Housing affordability did vary widely throughout the state. The least affordable county on the Washington real estate market at the moment is currently San Juan, with an all-buyer index of 87.7. On the other hand, homes in the Lincoln and Wahkiakum counties are the most affordable, registering all-buyer index values of 404.4 and 387.9 respectively. Overall, affordability levels on the Washington state housing market increased to 152.6 points. The increase in affordability numbers grew from the 149.4 points at the end of Q4 2013. So, what exactly does this mean for a family with a mid-range income? It means that the family may be able to afford a single-family home that’s up for sale at a price that’s 52.6 percent higher than the median price. However, the sale is only possible if they have enough money to cover the 20 percent down payment and are willing to sign up for a 30 year mortgage.
Benton County remains the most affordable location for first-time buyers seeking property in a metropolitan location. King County is the least affordable location. Buyers searching for their first home fared somewhat better than previous years during this year’s first quarter. The first-time buyer index appreciated slightly upwards by 1.8 points. The index stood at 85.3 at the end of the year’s first quarter. However, Seattle still proves to be a particularly difficult market for first-time buyers. These buyers face the additional challenges of a very tight market in terms of supply.
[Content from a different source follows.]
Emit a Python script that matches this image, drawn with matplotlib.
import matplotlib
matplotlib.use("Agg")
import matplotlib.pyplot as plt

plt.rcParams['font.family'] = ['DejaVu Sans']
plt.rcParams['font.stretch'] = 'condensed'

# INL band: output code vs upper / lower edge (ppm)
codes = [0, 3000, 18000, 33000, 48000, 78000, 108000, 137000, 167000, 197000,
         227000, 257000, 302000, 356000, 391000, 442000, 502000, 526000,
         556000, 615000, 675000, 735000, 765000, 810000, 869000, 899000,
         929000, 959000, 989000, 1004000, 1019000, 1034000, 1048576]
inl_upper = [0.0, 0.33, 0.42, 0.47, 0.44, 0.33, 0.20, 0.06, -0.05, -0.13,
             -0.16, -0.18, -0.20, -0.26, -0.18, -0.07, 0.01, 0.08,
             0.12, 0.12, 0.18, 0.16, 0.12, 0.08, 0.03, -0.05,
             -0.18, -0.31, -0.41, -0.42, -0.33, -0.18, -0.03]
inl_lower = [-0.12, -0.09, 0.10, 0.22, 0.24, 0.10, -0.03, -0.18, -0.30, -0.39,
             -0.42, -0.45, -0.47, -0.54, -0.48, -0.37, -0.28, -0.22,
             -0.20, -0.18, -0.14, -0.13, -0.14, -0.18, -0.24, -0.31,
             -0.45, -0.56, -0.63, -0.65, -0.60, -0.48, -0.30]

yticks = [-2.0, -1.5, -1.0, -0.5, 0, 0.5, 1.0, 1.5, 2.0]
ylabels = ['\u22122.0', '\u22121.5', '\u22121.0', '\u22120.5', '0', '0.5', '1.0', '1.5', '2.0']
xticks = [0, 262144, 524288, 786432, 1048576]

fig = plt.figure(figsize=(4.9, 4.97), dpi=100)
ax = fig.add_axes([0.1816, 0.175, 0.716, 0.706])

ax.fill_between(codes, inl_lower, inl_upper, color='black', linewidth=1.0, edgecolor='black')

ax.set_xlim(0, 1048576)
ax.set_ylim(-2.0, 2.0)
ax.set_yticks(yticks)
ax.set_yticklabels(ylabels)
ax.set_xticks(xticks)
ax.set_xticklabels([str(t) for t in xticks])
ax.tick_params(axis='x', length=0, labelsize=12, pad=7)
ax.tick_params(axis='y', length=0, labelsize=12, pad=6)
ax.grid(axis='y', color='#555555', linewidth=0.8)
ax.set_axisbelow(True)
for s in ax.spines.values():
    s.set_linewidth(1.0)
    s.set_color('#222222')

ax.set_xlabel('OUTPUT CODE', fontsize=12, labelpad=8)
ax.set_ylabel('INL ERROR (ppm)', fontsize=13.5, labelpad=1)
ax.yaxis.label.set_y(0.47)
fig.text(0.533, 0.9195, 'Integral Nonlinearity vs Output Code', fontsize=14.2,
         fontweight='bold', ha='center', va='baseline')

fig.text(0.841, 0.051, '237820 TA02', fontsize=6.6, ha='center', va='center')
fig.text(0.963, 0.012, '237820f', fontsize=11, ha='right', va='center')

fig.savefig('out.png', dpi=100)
A recently published report on Western Washington one of the state’s most important real estate markets confirms the trend toward recovery and stability. It also indicates that current conditions are far from normal.
The July data for Western Washington showed an increase in sales listings from July 2013. However, this data also showed fledgling inventory levels. Inventory appears to have improved in the area over the year: July 2014 ended with 26,813 active sales listings in the Western Washington area. These numbers increased 6.1 percent from the July 2013. Snohomish County performed the best with a notable 27 percent improvement. But, overall supply levels could only cover 3.4 months of sales: an uptick from June’s 3.35 months. Those supply levels stand a far cry from the six months required by a stable housing market. Ballard/Green Lake and North Seattle showcased the most dramatic situation. Those areas only possess about one month worth of inventory.
We can derive some comfort from the fact that 11,437 new listings were added this past July throughout all of Western Washington. That number not only increased from the July 2013 total of 10,860, but the increase in percentage of single-family homes was pretty significant as well (88 percent). The fact remains that with inventory levels still at record lows buyers have little to choose from. As one would expect, the lack of supply has led to fast-paced increases in pricing. Homes continue to draw in multiple offers and sell for the best prices offered. The only hope for the remainder of the year comes from builders and developers, who finally seem to be shifting their interest from apartments to new condos. According to a Coldwell Banker representative in Seattle, this past July, one developer announced an order for the construction of a batch of 500 new housing units.
The market in Western Washington (and most likely the rest of the state) will likely remain more of a seller’s market. At the end of the year’s first half, real estate brokers in the Western Washington area allowed new listings on the market to age for at least a week before even looking at the offers. That isn’t a cozy situation for buyers, but is a clear advantage for sellers. This practice won’t likely disappear any time soon.